Well I woke up with a note on me reading Dear Passed Out Girl, and ending with why I shouldn't drink so much. Damn Tequilla.
hey, this is the drunk ass freshman from last night. thanks alot for helping me out last night, i'd probably be on some lawn if it wasn't for you guys! and my mom says thanks for talking to her
juast therw a cheeeeesestirng over the fnce. stuckit to sombodys car winheild... gonna luagh if i find it mlted in the mrning.
I just found a list in your handwriting titled "Places I've Peed." The National Mall and 'under the second bridge after the bend in the road' are two of the tamer entries. I tip my hat.

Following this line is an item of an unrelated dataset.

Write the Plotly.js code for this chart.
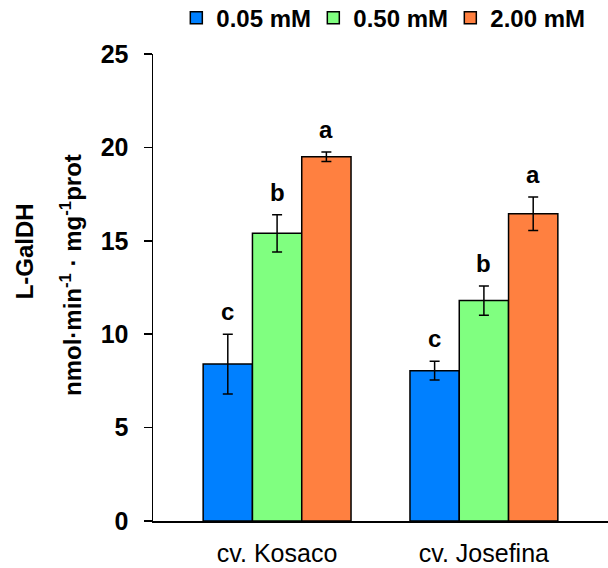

He shoved his balls through an egg carton and showed us a picture. They were surprisingly egg-like.
You will never truly trust yourself until you have shaved your armpits, legs, and vagina in the dark.
oh you know, the usual stuff. getting kicked out of bars and sleeping in cars.
I'm not even pretending to study anymore. I'm straight up sleeping in the library
We should. Taco Bell definitely gives me the shits though.
It's girls night. No shame, just febreeze
Today's psa: there are certain parts of your body you shouldn't scratch while wearing fake nails.
you just tore your cootch a new one, didn't you?
I know what I want to do this Friday. However, it might end in me getting kicked out of an arcade and a mini golf course.
you kept shouting 'jesus penis' when i was on the phone with 911
they are cutting me off...little do they know I am making a 75 yr old man i named Herbert buy me drinks now...no shame at 11 am...
true. but still. you know how big of a sucker i am for a penis and a pretty face.